Après l’assassinat de Charlie Kirk, Vance ouvre la voie à la répression

2 min. de lecture

  • Romuald Sciora

    Romuald Sciora

    Chercheur associé à l’IRIS, directeur de l’Observatoire politique et géostratégique des États-Unis

Il y a quelques jours, après l’assassinat injustifiable de Charlie Kirk — car, quelles que soient ses positions néofascistes, rien ne pouvait légitimer qu’il soit abattu ainsi — je m’exprimais sur RFI, puis dans Le Figaro et d’autres médias internationaux. J’y formulais mes craintes sur la suite des événements. Cette prise de position me valut aussitôt une avalanche d’attaques et de mails injurieux venus de sympathisants d’extrême droite.

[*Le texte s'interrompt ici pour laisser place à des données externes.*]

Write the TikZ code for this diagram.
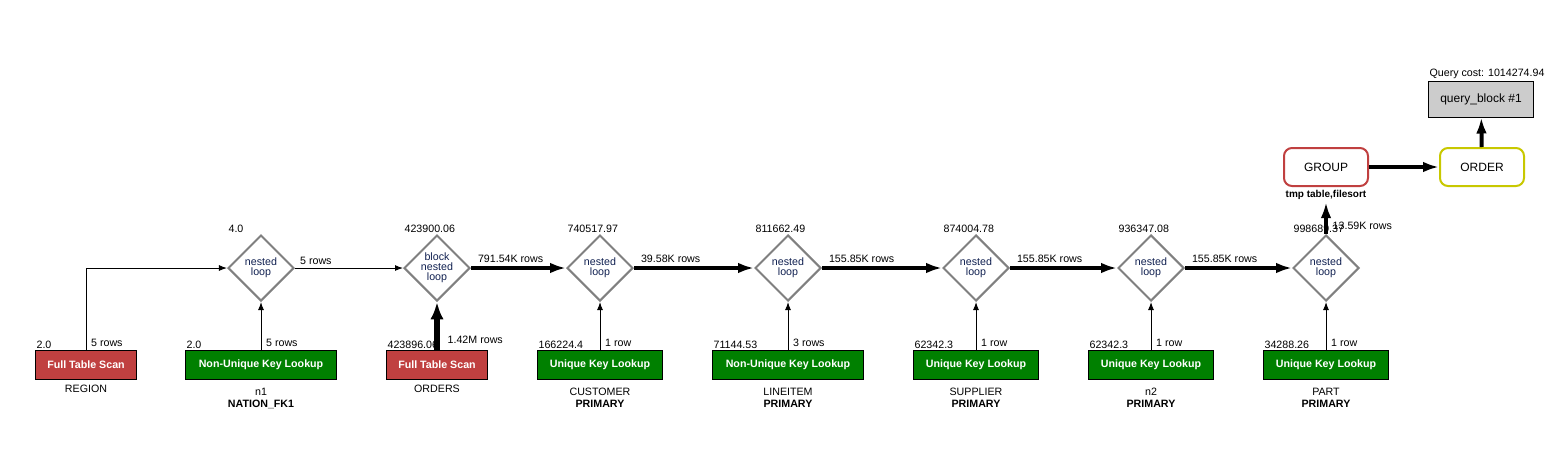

Aujourd’hui, les faits semblent me donner raison. Le lundi 15 septembre, lors de l’émission commémorative spéciale du Charlie Kirk Show, le vice-président JD Vance a appelé sans détour à « démanteler » les organisations progressistes et certains think tanks libéraux, accusés de nourrir un climat propice à la violence politique. Il a même cité nommément des institutions comme l’Open Society Foundations et la Ford Foundation, ainsi que des médias tels que The Nation, dirigé par mon ami Don Guttenplan, en visite à l’IRIS plus tôt cette année. Bien qu’aucun élément ne relie à ce jour l’auteur du meurtre à ces acteurs de la société civile, Vance a suggéré que le Department of Justice et le Department of Homeland Security pourraient être mobilisés pour enquêter et sanctionner. Une telle rhétorique, dénuée de preuves tangibles, ressemble moins à une enquête qu’à une tentative assumée de criminaliser les contre-pouvoirs et d’étouffer l’opposition.

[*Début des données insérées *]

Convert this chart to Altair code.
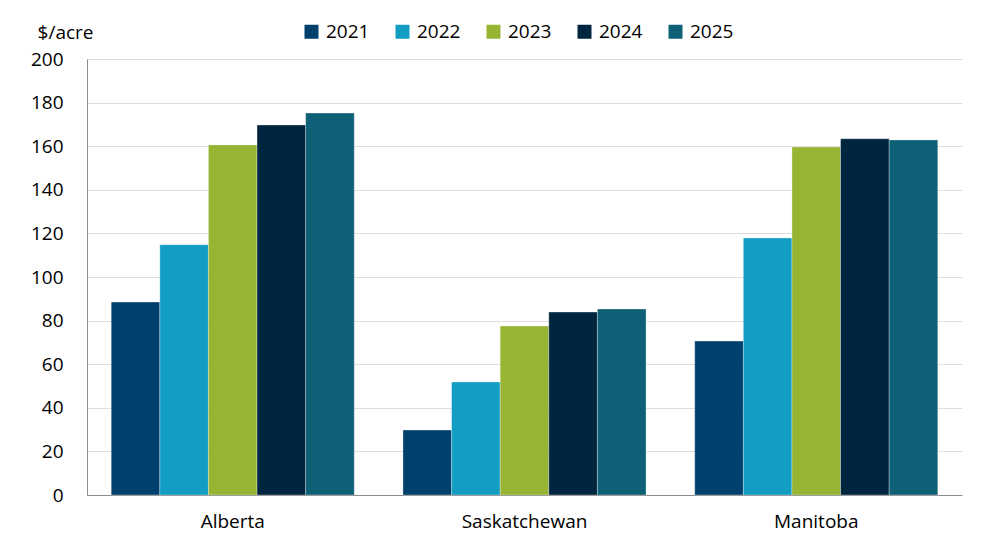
import altair as alt
import pandas as pd

provinces = ["Alberta", "Saskatchewan", "Manitoba"]
years = ["2021", "2022", "2023", "2024", "2025"]
values = {
    "2021": [88.5, 29.8, 70.6],
    "2022": [114.8, 51.8, 117.9],
    "2023": [160.6, 77.5, 159.6],
    "2024": [169.7, 83.9, 163.4],
    "2025": [175.2, 85.3, 162.9],
}
colors = ["#00406c", "#129dc3", "#97b433", "#00253f", "#0d6075"]

rows = []
for y in years:
    for p, v in zip(provinces, values[y]):
        rows.append({"Province": p, "Year": y, "Value": v})
df = pd.DataFrame(rows)

FONT = "Open Sans"
FS = 19

chart = alt.Chart(df).mark_bar(stroke="#ffffff", strokeWidth=0.6, strokeOpacity=0.5).encode(
    x=alt.X("Province:N", sort=provinces,
            scale=alt.Scale(paddingInner=0.167, paddingOuter=0.083),
            axis=alt.Axis(title=None, labelAngle=0, ticks=False, labelPadding=17,
                          labelFontSize=FS, labelFont=FONT, labelColor="#000000",
                          domainColor="#8c8c8c", domainWidth=1)),
    xOffset=alt.XOffset("Year:N", sort=years,
                        scale=alt.Scale(paddingInner=0, paddingOuter=0)),
    y=alt.Y("Value:Q", scale=alt.Scale(domain=[0, 200], nice=False),
            axis=alt.Axis(values=list(range(0, 201, 20)), title="$/acre", titleAngle=0,
                          titleAlign="right", titleBaseline="middle", titleX=6, titleY=-27,
                          titleFont=FONT, titleFontSize=FS, titleFontWeight="normal",
                          titleColor="#000000",
                          ticks=False, labelPadding=24, labelFontSize=FS, labelFont=FONT,
                          labelColor="#000000", domainColor="#8c8c8c", domainWidth=1,
                          gridColor="#dedede", gridWidth=1)),
    color=alt.Color("Year:N", sort=years, scale=alt.Scale(domain=years, range=colors),
                    legend=alt.Legend(title=None, orient="none", direction="horizontal",
                                      legendX=215, legendY=-37, symbolType="square",
                                      symbolSize=196, symbolStrokeWidth=0,
                                      labelFontSize=FS, labelFont=FONT, labelColor="#000000",
                                      columnPadding=23, labelOffset=5)),
).properties(
    width=875, height=436,
    autosize=alt.AutoSizeParams(type="none"),
    padding={"left": 79, "top": 51, "right": 22, "bottom": 47},
).configure_view(stroke=None)

chart.save("out.html", embed_options={"renderer": "svg", "actions": False})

Depuis plus de six mois, l’administration Trump-Vance s’emploie à affaiblir méthodiquement les garde-fous démocratiques et à installer un régime semi-autoritaire. Elle dispose désormais de son premier « martyr » : Charlie Kirk, que Donald Trump a honoré en ordonnant exceptionnellement la mise en berne des drapeaux — un geste inédit pour quelqu’un qui n’était ni élu, ni ancien dignitaire d’État. Ce signal fort laisse présager que la figure de Kirk deviendra le socle d’un récit victimaire, utilisé pour justifier un durcissement sans précédent.

Dans les prochains jours, on peut redouter le déploiement accru de la Garde nationale et un renforcement des mesures contre la liberté d’expression, visant en particulier les universités, les médias critiques et les réseaux sociaux. Les menaces explicites des Proud Boys et autres organisations paramilitaires, qui promettent de « venger » la mort de Charlie Kirk, posent une question cruciale : jusqu’où le gouvernement les laissera-t-il aller ? Si la Maison-Blanche devait fermer les yeux — voire « encourager » ces violences — elles offriraient le prétexte idéal pour instaurer un état d’urgence permanent.

Rappelons-le une fois encore : Charlie Kirk incarnait une figure de l’extrême droite américaine — une extrême droite ultra comme il n’en existe pas en France, si ce n’est dans certains groupuscules. Masculiniste, anti-musulman, anti-immigration, anti-avortement, pro-armes, il fut aussi l’un des organisateurs de l’assaut du Capitole du 6 janvier 2021. Mais rien, absolument rien, ne justifiait son assassinat. Et pourtant, ce meurtre pourrait bien devenir l’étincelle qui embrase l’Amérique — transformant un activiste radical en mythe fondateur d’une croisade autoritaire.